Van Etten is evidently talented.  Her lyrics can reach that restrained level of beauty, avoiding the overly earnest propensity that plagues confessional singer-songwriters.  Nevertheless, she has a tendency to drift into dreary places with no path of return and place to plateau; everything is tiringly painful and intense, featured on opening track “Warsaw”, the single “Serpents”, or the organ-destroyed “Magid Chords”.  Additionally, Van Etten can appear to be melodically aimless and lyrically half-baked at times.  The flipside is that this very recipe for melancholia produces more magic than not.  The obvious examples are the tragic “Give Out” and the charming, ukulele-strummed “Leonard”.  The album’s finest track, “We Are Fine”, is a lament on social-anxiety, which contains a memorable duet with fellow-sufferer, Zach Condon of Beirut (QRO album review).  They touchingly sing, “Tell me not to trip / Or to lose sight/ You are walking / In my dotted line / Take my hand / And tell me not to shake.”  

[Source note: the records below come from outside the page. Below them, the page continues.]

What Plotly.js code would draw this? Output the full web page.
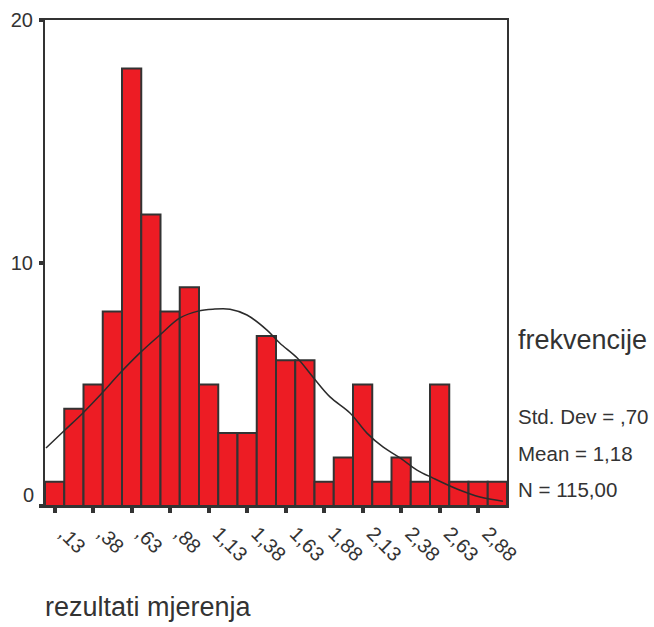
<!DOCTYPE html>
<html>
<head>
<meta charset="utf-8">
<script src="https://cdn.plot.ly/plotly-3.0.1.min.js"></script>
<style>html,body{margin:0;padding:0;background:#fff;}#chart{width:654px;height:627px;}</style>
</head>
<body>
<div id="chart"></div>
<script>
// Histogram bins (bin centres, width 0.125) and frequencies
var binCenters = [0.125,0.25,0.375,0.5,0.625,0.75,0.875,1.0,1.125,1.25,1.375,1.5,1.625,1.75,1.875,2.0,2.125,2.25,2.375,2.5,2.625,2.75,2.875,3.0];
var counts     = [1,4,5,8,18,12,8,9,5,3,3,7,6,6,1,2,5,1,2,1,5,1,1,1];
// Normal curve
var curveX = [0.069,0.192,0.309,0.433,0.550,0.679,0.809,0.939,1.056,1.153,1.264,1.374,1.504,1.588,1.699,1.803,1.913,2.043,2.153,2.257,2.368,2.478,2.582,2.738,2.887,3.036];
var curveY = [2.39,3.13,3.83,4.65,5.47,6.30,7.04,7.74,8.02,8.10,8.10,7.86,7.24,6.70,6.10,5.30,4.49,3.83,3.00,2.43,1.98,1.48,1.15,0.70,0.37,0.20];
// Tick labels
var xTickVals = [0.125,0.375,0.625,0.875,1.125,1.375,1.625,1.875,2.125,2.375,2.625,2.875];
var xTickText = [",13",",38",",63",",88","1,13","1,38","1,63","1,88","2,13","2,38","2,63","2,88"];
var yTickVals = [0,10,20];
var yTickText = ["0","10","20"];
var statLines = ["Std. Dev = ,70","Mean = 1,18","N = 115,00"];
var legendTitle = "frekvencije";
var xTitle = "rezultati mjerenja";

var FONT = "Liberation Sans, Arial, sans-serif";
var TXT = "#333333";

var traces = [
  {type:"bar", x:binCenters, y:counts, width:0.125,
   marker:{color:"#ED1C24", line:{color:"#333333", width:2}},
   hoverinfo:"x+y"},
  {type:"scatter", mode:"lines", x:curveX, y:curveY,
   line:{color:"#2b2b2b", width:1.5, shape:"spline"}, hoverinfo:"skip"}
];

// the lowest y label sits slightly above its tick in the reference
var yAxisText = yTickText.map(function(t, i){ return i === 0 ? "" : t; });

var statY = [0.185, 0.109, 0.033];
var annotations = [
  {xref:"paper", yref:"paper", x:1.0195, y:0.3416, xanchor:"left", yanchor:"middle",
   text:legendTitle, showarrow:false, font:{family:FONT, size:27, color:TXT}},
  {xref:"paper", yref:"paper", x:-0.004, y:-0.2078, xanchor:"left", yanchor:"middle",
   text:xTitle, showarrow:false, font:{family:FONT, size:27, color:TXT}},
  {xref:"paper", yref:"y", x:0, y:yTickVals[0], xanchor:"right", yanchor:"middle",
   xshift:-9, yshift:11, text:yTickText[0], showarrow:false, font:{family:FONT, size:20, color:TXT}}
];
for (var i=0;i<statLines.length;i++){
  annotations.push({xref:"paper", yref:"paper", x:1.0195, y:statY[i], xanchor:"left", yanchor:"middle",
   text:statLines[i], showarrow:false, font:{family:FONT, size:20.5, color:TXT}});
}

var layout = {
  width:654, height:627,
  margin:{l:45, r:147, t:20, b:121, pad:0},
  paper_bgcolor:"#ffffff", plot_bgcolor:"#ffffff",
  showlegend:false, bargap:0,
  font:{family:FONT, color:TXT},
  xaxis:{range:[0.0625,3.0625], tickmode:"array", tickvals:xTickVals, ticktext:xTickText,
         tickangle:45, ticks:"outside", ticklen:5, tickwidth:4, tickcolor:"#333333",
         ticklabelstandoff:1, ticklabelshift:10,
         showline:true, linecolor:"#333333", linewidth:2, mirror:true,
         showgrid:false, zeroline:false, tickfont:{family:FONT, size:20, color:TXT}},
  yaxis:{range:[0,20], tickmode:"array", tickvals:yTickVals, ticktext:yAxisText,
         ticks:"outside", ticklen:4, tickwidth:4, tickcolor:"#333333",
         ticklabelstandoff:2,
         showline:true, linecolor:"#333333", linewidth:2, mirror:true,
         showgrid:false, zeroline:false, tickfont:{family:FONT, size:20, color:TXT}},
  annotations:annotations
};
Plotly.newPlot("chart", traces, layout, {staticPlot:true, displayModeBar:false});
</script>
</body>
</html>
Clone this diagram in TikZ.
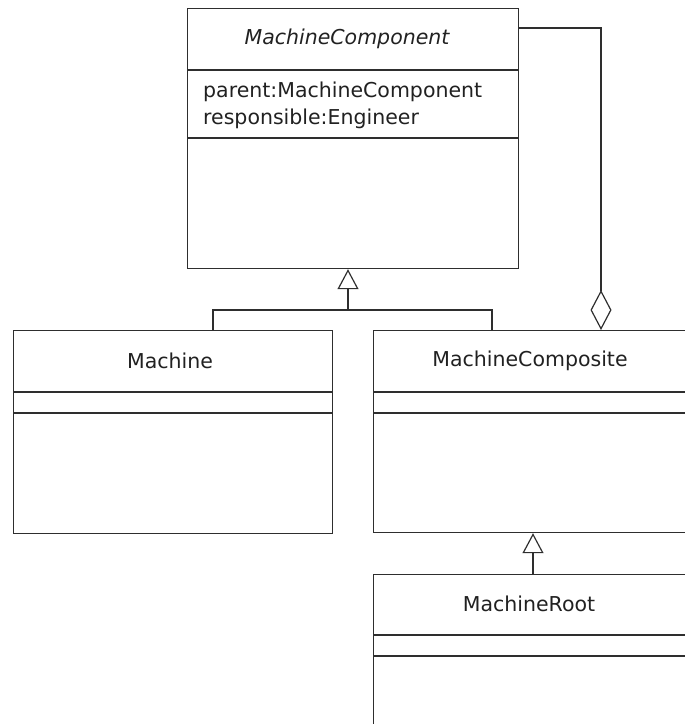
\documentclass[tikz,border=0pt]{standalone}
\usepackage{fontspec}
\setmainfont{DejaVu Sans}
\usepackage{tikz}
\usetikzlibrary{
  arrows.meta,
  positioning
}
\definecolor{umlline}{gray}{0.18}
\definecolor{umltext}{gray}{0.13}
\tikzset{
  classbox/.style = {
    draw = umlline,
    line width = 1.2pt,
    rectangle,
    anchor = north west,
    inner sep = 0pt
  },
  classname/.style = {
    text = umltext,
    inner sep = 0pt,
    font = \fontsize{20.5}{27}\selectfont
  },
  attrtext/.style = {
    classname,
    anchor = base west
  },
  divider/.style = {
    draw = umlline,
    line width = 1.2pt
  },
  inherit/.style = {
    draw = umlline,
    line width = 1.2pt,
    -{Triangle[open, length=20pt, width=21pt]}
  },
  aggregate/.style = {
    draw = umlline,
    line width = 1.2pt,
    {Diamond[open, length=40pt, width=21pt]}-
  }
}

\begin{document}
\begin{tikzpicture}[x=1pt, y=-1pt]

    \useasboundingbox (0,0) rectangle (685,724);

    % Class boxes
    \node[classbox, minimum width=331pt, minimum height=260pt] (component) at (187,8) {};
    \node[classbox, minimum width=319pt, minimum height=203pt] (machine) at (13,330) {};
    \node[classbox, minimum width=320pt, minimum height=202pt] (composite) at (373,330) {};
    \node[classbox, minimum width=320pt, minimum height=200pt] (root) at (373,574) {};

    % Compartment dividers
    \foreach \cls/\ya/\yb in {
        component/70/138,
        machine/392/413,
        composite/392/413,
        root/635/656
    } {
        \draw[divider] (\cls.west |- 0,\ya) -- (\cls.east |- 0,\ya);
        \draw[divider] (\cls.west |- 0,\yb) -- (\cls.east |- 0,\yb);
    }

    % Class names
    \node[classname, font=\fontsize{20.5}{27}\selectfont\itshape] (componentname) at (347,39) {MachineComponent};
    \node[classname] (machinename) at (170,361) {Machine};
    \node[classname] (compositename) at (530,361) {MachineComposite};
    \node[classname] (rootname) at (529,604) {MachineRoot};

    % Attributes
    \node[attrtext] (attrparent) at (203,97) {parent:MachineComponent};
    \node[attrtext] (attrengineer) at (203,124) {responsible:Engineer};

    % Generalization to MachineComponent
    \coordinate (forkL) at (213,310);
    \coordinate (fork) at (348,310);
    \coordinate (forkR) at (492,310);
    \draw[divider] (machine.north -| forkL) -- (forkL) -- (forkR) -- (composite.north -| forkR);
    \draw[inherit] (fork) -- (component.south -| fork);

    % Generalization to MachineComposite
    \coordinate (rootlink) at (533,0);
    \draw[inherit] (root.north -| rootlink) -- (composite.south -| rootlink);

    % Aggregation (composite holds components)
    \coordinate (aggbend) at (601,28);
    \draw[aggregate] (composite.north -| aggbend) -- (aggbend) -- (component.east |- aggbend);

\end{tikzpicture}
\end{document}
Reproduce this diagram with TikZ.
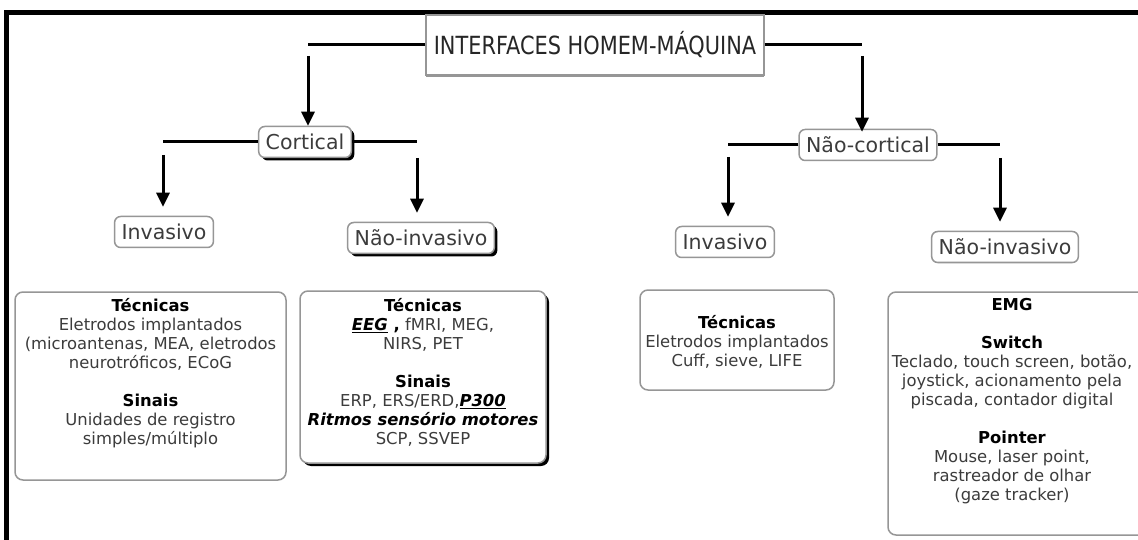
\documentclass[tikz,border=0pt]{standalone}
\usepackage{fontspec}
\setmainfont{DejaVu Sans}
\usepackage{graphicx}
\usetikzlibrary{arrows.meta,shadows,fit}

\definecolor{boxgray}{RGB}{150,150,150}
\definecolor{txtgray}{RGB}{60,60,60}

\begin{document}
\begin{tikzpicture}[x=1pt,y=-1pt,
  level/.style={draw=boxgray,line width=1.5pt,rounded corners=6pt,fill=white,text=txtgray,
    font=\fontsize{20.5}{24}\selectfont,inner xsep=7pt,minimum height=31pt,inner ysep=0pt},
  dark/.style={drop shadow={fill=black,opacity=1,shadow xshift=3pt,shadow yshift=-3pt}},
  infobox/.style={draw=boxgray,line width=1.5pt,rounded corners=8pt,inner sep=0pt},
  boxtxt/.style={align=center,text=txtgray,font=\fontsize{16.4}{19}\selectfont,anchor=north,inner sep=0pt},
  bar/.style={line width=3pt},
  arr/.style={line width=3pt,-{Triangle[length=14pt,width=13pt]}}]
  \useasboundingbox (0,0) rectangle (1138,540);
  \fill[white] (0,0) rectangle (1138,540);
  \draw[line width=5pt] (6,540) -- (6,13) -- (1138,13);

  \node[draw=boxgray,line width=1.3pt,fill=white,minimum width=338pt,minimum height=60pt,
    drop shadow={fill=boxgray,opacity=1,shadow xshift=0pt,shadow yshift=-2pt},
    font=\fontsize{25}{30}\selectfont,text=black!85] (root) at (595,45)
    {\scalebox{0.835}[1]{INTERFACES HOMEM-MÁQUINA}};

  \node[level,dark] (cort) at (305,142) {Cortical};
  \node[level] (ncort) at (868,145) {Não-cortical};
  \node[level] (invA) at (164,232) {Invasivo};
  \node[level,dark] (ninvA) at (421,238) {Não-invasivo};
  \node[level] (invB) at (725,242) {Invasivo};
  \node[level] (ninvB) at (1005,247) {Não-invasivo};

  \coordinate (rootL) at (308,45);
  \coordinate (rootR) at (862,45);
  \coordinate (cortL) at (163,142);
  \coordinate (cortR) at (417,142);
  \coordinate (ncortL) at (728,145);
  \coordinate (ncortR) at (1000,145);

  \draw[bar] (root) -- (rootL);
  \draw[bar] (root) -- (rootR);
  \draw[arr] ([yshift=-11pt]rootL) -- (rootL |- cort.north);
  \draw[arr] ([yshift=-11pt]rootR) -- ([yshift=-3pt]rootR |- ncort.north);
  \draw[bar] (cort) -- (cortL);
  \draw[bar] (cort) -- (cortR);
  \draw[arr] ([yshift=-13pt]cortL) -- ([yshift=9pt]cortL |- invA.north);
  \draw[arr] ([yshift=-16pt]cortR) -- ([yshift=9pt]cortR |- ninvA.north);
  \draw[bar] (ncort) -- (ncortL);
  \draw[bar] (ncort) -- (ncortR);
  \draw[arr] ([yshift=-12pt]ncortL) -- ([yshift=9pt]ncortL |- invB.north);
  \draw[arr] ([yshift=-13pt]ncortR) -- ([yshift=9pt]ncortR |- ninvB.north);

  \node[infobox,fit={(15,292) (286,480)}] (tecA) {};
  \node[infobox,fill=white,dark,fit={(300,291) (546,463)}] (tecB) {};
  \node[infobox,fit={(640,290) (834,390)}] (tecC) {};
  \node[infobox,fit={(888,292) (1150,535)}] (tecD) {};

  \node[boxtxt] (tecAtxt) at (tecA.north |- 0,298) {\textbf{\color{black}Técnicas}\\
    Eletrodos implantados\\(microantenas, MEA, eletrodos\\neurotróficos, ECoG\\[19pt]
    \textbf{\color{black}Sinais}\\Unidades de registro\\simples/múltiplo};
  \node[boxtxt] (tecBtxt) at (tecB.north |- 0,298) {\textbf{\color{black}Técnicas}\\
    {\color{black}\underline{\textbf{\textit{EEG}}}\textbf{ ,}} fMRI, MEG,\\NIRS, PET\\[19pt]
    \textbf{\color{black}Sinais}\\ERP, ERS/ERD,{\color{black}\underline{\textbf{\textit{P300}}}}\\
    {\color{black}\textbf{\textit{Ritmos sensório motores}}}\\SCP, SSVEP};
  \node[boxtxt] (tecCtxt) at (tecC.north |- 0,315) {\textbf{\color{black}Técnicas}\\
    Eletrodos implantados\\Cuff, sieve, LIFE};
  \node[boxtxt] (tecDtxt) at (1012,298) {\textbf{\color{black}EMG}\\[19pt]
    \textbf{\color{black}Switch}\\Teclado, touch screen, botão,\\joystick, acionamento pela\\
    piscada, contador digital\\[19pt]
    \textbf{\color{black}Pointer}\\Mouse, laser point,\\rastreador de olhar\\(gaze tracker)};
\end{tikzpicture}
\end{document}
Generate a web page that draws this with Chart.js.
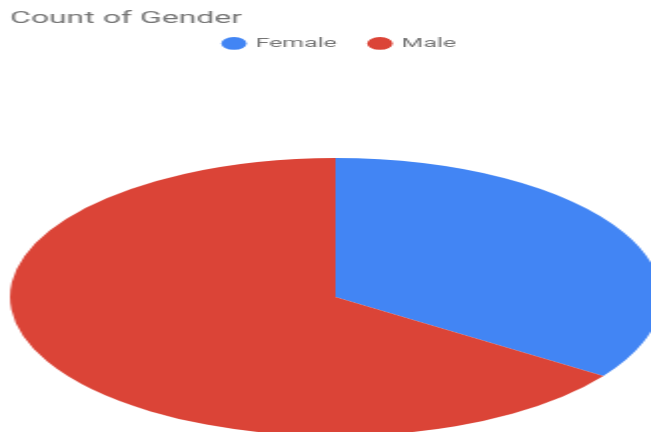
<!DOCTYPE html>
<html>
<head>
<meta charset="utf-8">
<script src="https://cdn.jsdelivr.net/npm/chart.js@4/dist/chart.umd.min.js"></script>
<style>
  html, body { margin: 0; padding: 0; background: #fff; overflow: hidden; }
  /* canvas is drawn at half width and stretched, like the reference */
  #pie { display: block; }
</style>
</head>
<body>
<canvas id="pie" width="326" height="432" style="width:651px;height:432px"></canvas>
<script>
const categories = ['Female', 'Male'];
const counts = [9, 17];
const sliceColors = ['#4285F4', '#DB4437'];

// where the (stretched) pie sits, in canvas units
const pieBox = { cx: 168, cy: 297, rx: 163, ry: 139 };

// squash the round pie into the ellipse of the reference
const ellipsePlugin = {
  id: 'ellipse',
  beforeDatasetsDraw(chart) {
    const arc = chart.getDatasetMeta(0).data[0];
    if (!arc) return;
    const r = arc.outerRadius;
    const ctx = chart.ctx;
    ctx.save();
    ctx.translate(pieBox.cx, pieBox.cy);
    ctx.scale(pieBox.rx / r, pieBox.ry / r);
    ctx.translate(-arc.x, -arc.y);
  },
  afterDatasetsDraw(chart) {
    chart.ctx.restore();
  }
};

new Chart(document.getElementById('pie'), {
  type: 'pie',
  data: {
    labels: categories,
    datasets: [{
      data: counts,
      backgroundColor: sliceColors,
      borderWidth: 0,
      clip: false
    }]
  },
  options: {
    responsive: false,
    devicePixelRatio: 1,
    animation: false,
    layout: { padding: { left: 5, right: -10, top: 9 } },
    plugins: {
      title: {
        display: true,
        text: 'Count of Gender',
        align: 'start',
        color: '#757575',
        font: { family: 'Roboto', size: 16, weight: 'normal' },
        padding: { top: 0, bottom: -8 }
      },
      legend: {
        position: 'top',
        labels: {
          usePointStyle: true,
          pointStyle: 'circle',
          boxWidth: 9,
          boxHeight: 9,
          color: '#757575',
          font: { family: 'Roboto', size: 12.5 },
          padding: 17
        }
      },
      tooltip: { enabled: false }
    }
  },
  plugins: [ellipsePlugin]
});
</script>
</body>
</html>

Closing tracks, “Ask”, the cracked and raw “I’m Wrong” and the spacious “Joke or a Lie”, conclude this album strongly, confirming Van Etten’s song-writing quality.  The recording, which took place in Aaron Dessner’s home studio is stunning, both sparse and sonorous in the right amounts, á-la the pounds and pauses of The National.  Similarly, the musicianship and instrumentation are often mind-blowing.  The collaborative accumulation of Van Etten’s more lucid and refined song-writing moments, Dessners’ various touches, and high production value make this a notable album.